The NBA has finally reached the depths of it season; the final series of a very long year. But none-the-less here we are with the Los Angeles Lakers (no surprise what so ever) and the New Jersey Nets (refreshing to see a new name in the finals) playing for the title.
By the time you read this at least one game will have been played and my guess is that the Lakers will have won it.
Again we have a Laker team that will probably dominate and take another title, making for another dumb “three-peat” call from LA fans.
In the history of the NBA there have always been dynasties; it was seldom an open market. There were also many perennial bridesmaids, some of which are also the franchises that won the most titles. From the beginning of the league in 1946 to 1954 Minneapolis dominated the league, coincidentally the same franchise (Lakers) that has the winning ways today.
They won five of the nine titles those years largely because they had the only 7 foot plus center in the league, George Mikan.
Then came Boston who owns the distinction of having the most titles in a row, eight from 1959 to 1966. If you think you are sick of hearing about the Laker dynasty, just imagine being a fan of another team in those years. (Almost worse than that they didn’t make it to the finals in 1967, but won two more championships in 1968 and 1969 making it 10 out of 11.
Since then no one has matched that feat, with the Lakers, Pistons and Rockets winning a couple in a row, and of course Chicago winning three from 1991-93 and then three more from 96-98.
Often there are dominant teams in sports and usually it has to do with certain players and coaches. People often talk about in the old days it had to do with loyalty and team spirit. They complain that today it only has to do with money.

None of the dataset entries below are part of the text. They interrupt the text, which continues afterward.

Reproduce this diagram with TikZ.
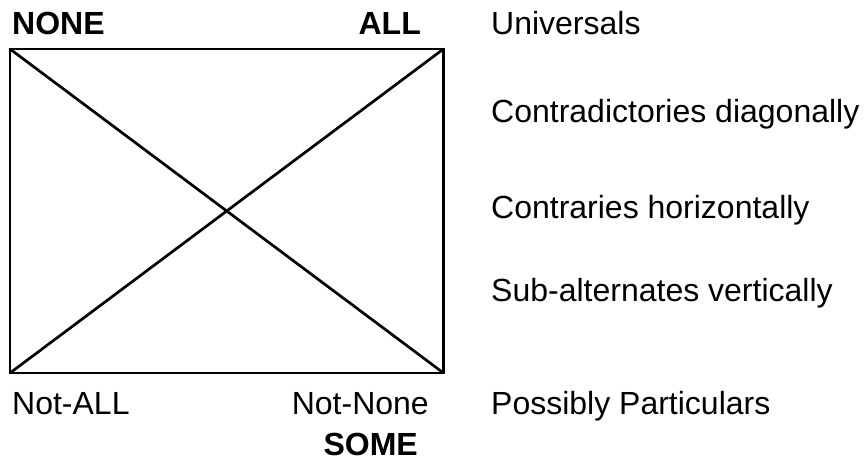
\documentclass[tikz,border=0pt]{standalone}
\usepackage{fontspec}
\setmainfont{Liberation Sans}
\begin{document}
\begin{tikzpicture}[x=1pt,y=-1pt,
  lbl/.style={inner sep=0pt,anchor=base west,font=\fontsize{32}{36}\selectfont},
  lblr/.style={inner sep=0pt,anchor=base east,font=\fontsize{32}{36}\selectfont},
  blbl/.style={inner sep=0pt,anchor=base west,font=\fontsize{32}{36}\selectfont\bfseries},
  blblr/.style={inner sep=0pt,anchor=base east,font=\fontsize{32}{36}\selectfont\bfseries},
  edge/.style={line width=2.7pt,black}]
\useasboundingbox (0,0) rectangle (865,460);
\coordinate (tl) at (10,49);
\coordinate (tr) at (443.5,49);
\coordinate (bl) at (10,373);
\coordinate (br) at (443.5,373);
\draw[edge,line join=miter] (tl) -- (tr) -- (br) -- (bl) -- cycle;
\draw[edge] (tl) -- (br);
\draw[edge] (bl) -- (tr);
\node[blbl] (none) at (12,35) {NONE};
\node[blblr] (all) at (421,35) {ALL};
\node[lbl] (univ) at (491,35) {Universals};
\node[lbl] (contrad) at (491,122) {Contradictories diagonally};
\node[lbl] (contrar) at (491,218) {Contraries horizontally};
\node[lbl] (subalt) at (491,301) {Sub-alternates vertically};
\node[lbl] (notall) at (12,414) {Not-ALL};
\node[lblr] (notnone) at (429,414) {Not-None};
\node[lbl] (poss) at (491,414) {Possibly Particulars};
\node[blblr] (some) at (418,455) {SOME};
\end{tikzpicture}
\end{document}
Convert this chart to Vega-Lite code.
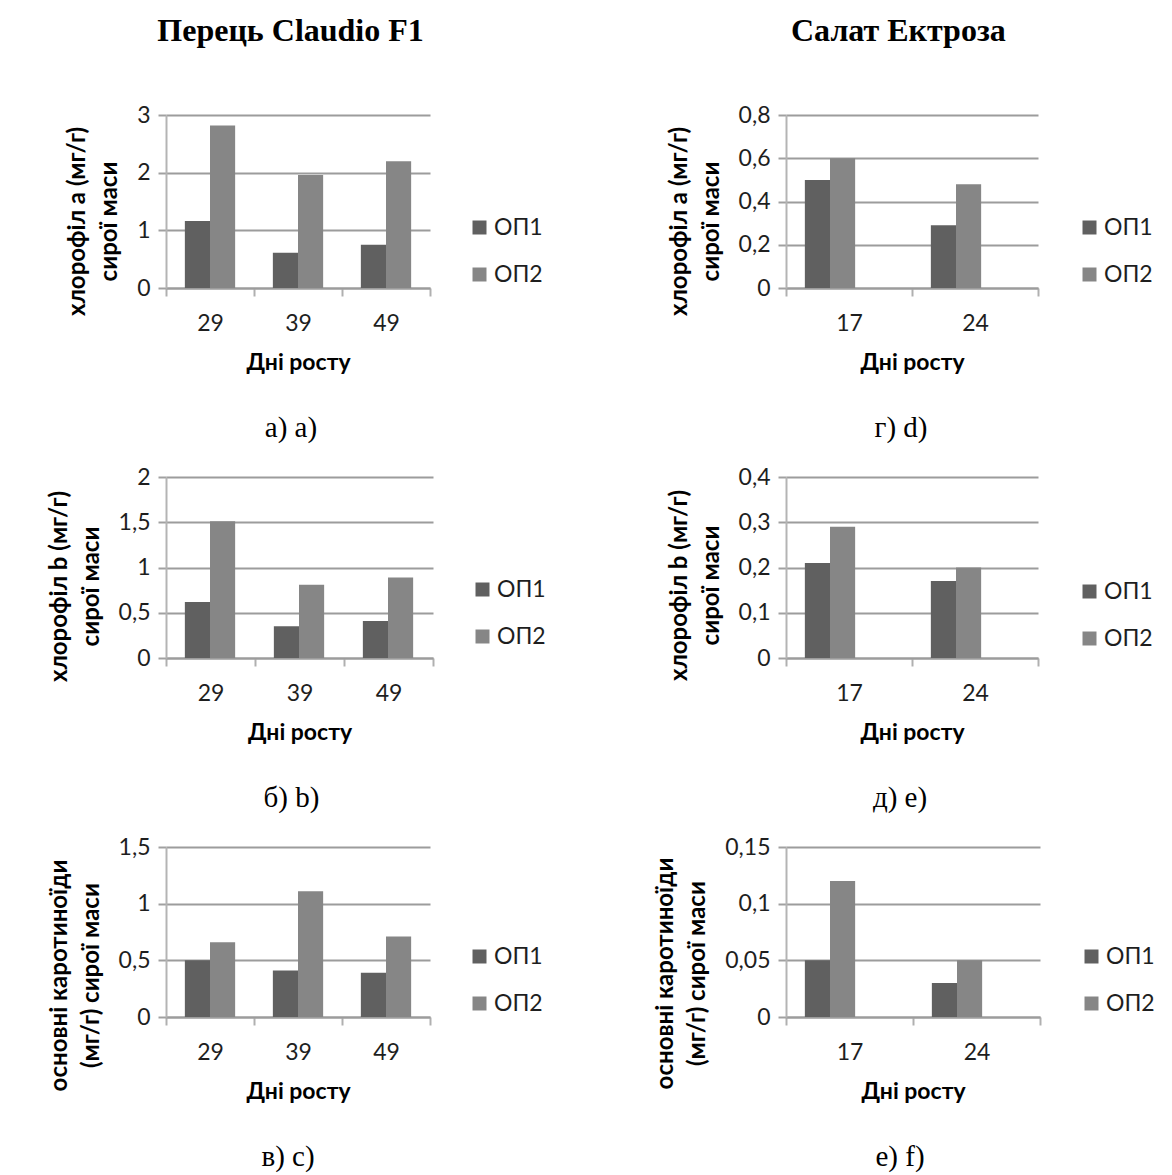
{
  "$schema": "https://vega.github.io/schema/vega-lite/v6.json",
  "background": "white",
  "padding": {"left": 47, "top": 15, "right": 5, "bottom": 5},
  "datasets": {
    "a": [
      {"day": "29", "series": "ОП1", "value": 1.16}, {"day": "29", "series": "ОП2", "value": 2.82},
      {"day": "39", "series": "ОП1", "value": 0.61}, {"day": "39", "series": "ОП2", "value": 1.96},
      {"day": "49", "series": "ОП1", "value": 0.75}, {"day": "49", "series": "ОП2", "value": 2.2}
    ],
    "b": [
      {"day": "29", "series": "ОП1", "value": 0.62}, {"day": "29", "series": "ОП2", "value": 1.51},
      {"day": "39", "series": "ОП1", "value": 0.35}, {"day": "39", "series": "ОП2", "value": 0.81},
      {"day": "49", "series": "ОП1", "value": 0.41}, {"day": "49", "series": "ОП2", "value": 0.89}
    ],
    "c": [
      {"day": "29", "series": "ОП1", "value": 0.5}, {"day": "29", "series": "ОП2", "value": 0.66},
      {"day": "39", "series": "ОП1", "value": 0.41}, {"day": "39", "series": "ОП2", "value": 1.11},
      {"day": "49", "series": "ОП1", "value": 0.39}, {"day": "49", "series": "ОП2", "value": 0.71}
    ],
    "d": [
      {"day": "17", "series": "ОП1", "value": 0.5}, {"day": "17", "series": "ОП2", "value": 0.6},
      {"day": "24", "series": "ОП1", "value": 0.29}, {"day": "24", "series": "ОП2", "value": 0.48}
    ],
    "e": [
      {"day": "17", "series": "ОП1", "value": 0.21}, {"day": "17", "series": "ОП2", "value": 0.29},
      {"day": "24", "series": "ОП1", "value": 0.17}, {"day": "24", "series": "ОП2", "value": 0.2}
    ],
    "f": [
      {"day": "17", "series": "ОП1", "value": 0.05}, {"day": "17", "series": "ОП2", "value": 0.12},
      {"day": "24", "series": "ОП1", "value": 0.03}, {"day": "24", "series": "ОП2", "value": 0.05}
    ]
  },
  "hconcat": [
    {
      "title": {"text": "Перець Claudio F1", "dx": -6},
      "spacing": 23,
      "resolve": {"scale": {"color": "independent"}},
      "vconcat": [
        {
          "width": 264, "height": 173,
          "title": {"text": "а) а)", "orient": "bottom", "frame": "group", "fontWeight": "normal", "fontSize": 29, "offset": 40, "dx": -7},
          "data": {"name": "a"},
          "mark": "bar",
          "encoding": {
            "x": {"field": "day", "type": "ordinal", "title": "Дні росту"},
            "xOffset": {"field": "series", "type": "nominal"},
            "y": {"field": "value", "type": "quantitative", "scale": {"domain": [0, 3]},
                  "axis": {"values": [0, 1, 2, 3], "titleY": 106, "title": ["хлорофіл а (мг/г)", "сирої маси"]}},
            "color": {"field": "series", "type": "nominal", "legend": {"legendX": 302}}
          }
        },
        {
          "width": 267, "height": 181,
          "title": {"text": "б) b)", "orient": "bottom", "frame": "group", "fontWeight": "normal", "fontSize": 29, "offset": 40, "dx": -8},
          "data": {"name": "b"},
          "mark": "bar",
          "encoding": {
            "x": {"field": "day", "type": "ordinal", "title": "Дні росту"},
            "xOffset": {"field": "series", "type": "nominal"},
            "y": {"field": "value", "type": "quantitative", "scale": {"domain": [0, 2]},
                  "axis": {"values": [0, 0.5, 1, 1.5, 2], "titleY": 109, "title": ["хлорофіл b (мг/г)", "сирої маси"]}},
            "color": {"field": "series", "type": "nominal", "legend": {"legendX": 305}}
          }
        },
        {
          "width": 264, "height": 170,
          "title": {"text": "в) c)", "orient": "bottom", "frame": "group", "fontWeight": "normal", "fontSize": 29, "offset": 40, "dx": -10},
          "data": {"name": "c"},
          "mark": "bar",
          "encoding": {
            "x": {"field": "day", "type": "ordinal", "title": "Дні росту"},
            "xOffset": {"field": "series", "type": "nominal"},
            "y": {"field": "value", "type": "quantitative", "scale": {"domain": [0, 1.5]},
                  "axis": {"values": [0, 0.5, 1, 1.5], "titleY": 128, "title": ["основні каротиноїди", "(мг/г) сирої маси"]}},
            "color": {"field": "series", "type": "nominal", "legend": {"legendX": 302, "legendY": 98}}
          }
        }
      ]
    },
    {
      "title": {"text": "Салат Ектроза", "dx": -6},
      "spacing": 23,
      "resolve": {"scale": {"color": "independent"}},
      "vconcat": [
        {
          "width": 252, "height": 173,
          "title": {"text": "г) d)", "orient": "bottom", "frame": "group", "fontWeight": "normal", "fontSize": 29, "offset": 40, "dx": -11},
          "data": {"name": "d"},
          "mark": "bar",
          "encoding": {
            "x": {"field": "day", "type": "ordinal", "title": "Дні росту"},
            "xOffset": {"field": "series", "type": "nominal"},
            "y": {"field": "value", "type": "quantitative", "scale": {"domain": [0, 0.8]},
                  "axis": {"values": [0, 0.2, 0.4, 0.6, 0.8], "titleY": 106, "title": ["хлорофіл а (мг/г)", "сирої маси"]}},
            "color": {"field": "series", "type": "nominal", "legend": {"legendX": 292}}
          }
        },
        {
          "width": 252, "height": 181,
          "title": {"text": "д) е)", "orient": "bottom", "frame": "group", "fontWeight": "normal", "fontSize": 29, "offset": 40, "dx": -12},
          "data": {"name": "e"},
          "mark": "bar",
          "encoding": {
            "x": {"field": "day", "type": "ordinal", "title": "Дні росту"},
            "xOffset": {"field": "series", "type": "nominal"},
            "y": {"field": "value", "type": "quantitative", "scale": {"domain": [0, 0.4]},
                  "axis": {"values": [0, 0.1, 0.2, 0.3, 0.4], "titleY": 108, "title": ["хлорофіл b (мг/г)", "сирої маси"]}},
            "color": {"field": "series", "type": "nominal", "legend": {"legendX": 292, "legendY": 103}}
          }
        },
        {
          "width": 254, "height": 170,
          "title": {"text": "е) f)", "orient": "bottom", "frame": "group", "fontWeight": "normal", "fontSize": 29, "offset": 40, "dx": -13},
          "data": {"name": "f"},
          "mark": "bar",
          "encoding": {
            "x": {"field": "day", "type": "ordinal", "title": "Дні росту"},
            "xOffset": {"field": "series", "type": "nominal"},
            "y": {"field": "value", "type": "quantitative", "scale": {"domain": [0, 0.15]},
                  "axis": {"values": [0, 0.05, 0.1, 0.15], "titleY": 126, "title": ["основні каротиноїди", "(мг/г) сирої маси"]}},
            "color": {"field": "series", "type": "nominal", "legend": {"legendX": 294, "legendY": 98}}
          }
        }
      ]
    }
  ],
  "spacing": 107,
  "resolve": {"scale": {"color": "independent"}},
  "config": {
    "view": {"stroke": null},
    "title": {"font": "Liberation Serif", "fontSize": 32, "fontWeight": "bold", "color": "#000", "anchor": "middle", "frame": "bounds", "offset": 56},
    "scale": {"bandPaddingInner": 0, "bandPaddingOuter": 0, "bandWithNestedOffsetPaddingInner": 0, "bandWithNestedOffsetPaddingOuter": 0, "offsetBandPaddingInner": 0, "offsetBandPaddingOuter": 0.75},
    "range": {"category": ["#606060", "#868686"]},
    "axis": {"labelFont": "Lato", "titleFont": "Lato", "labelColor": "#1e1e1e", "titleColor": "#000", "labelFontSize": 23, "titleFontSize": 23, "titleFontWeight": "bold"},
    "axisX": {"labelAngle": 0, "domainColor": "#9c9c9c", "domainWidth": 2, "tickColor": "#b0b0b0", "tickWidth": 2, "tickSize": 8, "tickBand": "extent", "labelPadding": 16, "titlePadding": 16, "grid": false},
    "axisY": {"titleFontSize": 24, "domainColor": "#b4b4b4", "domainWidth": 2, "tickColor": "#a0a0a0", "tickWidth": 2, "tickSize": 8, "gridColor": "#9c9c9c", "gridWidth": 2, "labelPadding": 8, "titlePadding": 15, "titleLineHeight": 32, "labelExpr": "replace(format(datum.value, '~g'), '.', ',')"},
    "legend": {"orient": "none", "title": null, "padding": 0, "symbolType": "square", "symbolSize": 196, "symbolStrokeWidth": 0, "labelFont": "Lato", "labelFontSize": 23, "labelColor": "#1e1e1e", "labelOffset": 3, "rowPadding": 23, "legendY": 101}
  }
}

I believe neither viewpoint is completely true. In the old days of the NBA, salaries were small compared with todays money (although making two or three times as much as a normal guy for playing basketball four months out of the year certainly was not a bad call) and the players were relative slaves to the teams that drafted them. Even the superstars had little room to wiggle; they could either play for who owned them or they didn’t play at all. Teams basically had a monopoly on players and owners had deals with one another that if a player balked, he was, in a sense, black balled from ever playing again.
Obviously, today’s contracts and free agency after so many years has changed things. Who can blame a player for going where more money is available? If you were working for $7 per hour and someone offered you $10 an hour wouldn’t you take it? It takes an awful lot of loyalty to turn down more money for doing the same thing, often under better circumstances and sometimes with a better team.
There are exceptions to all of this. Howard Eisely and Shandon Anderson both learned that taking more money in what appeared to be better circumstances is always true. And of course there is John Stockton, who actually cut his salary so the Jazz could stay under the salary cap.
Dynasties these days are built by having great players and great coaches, the right chemistry on a team, and the money to hire and keep all of it together.
The way I see it, that’s still better than having slave loyalty as it was in the old days, regardless of how much we dislike the way things are run in sports today.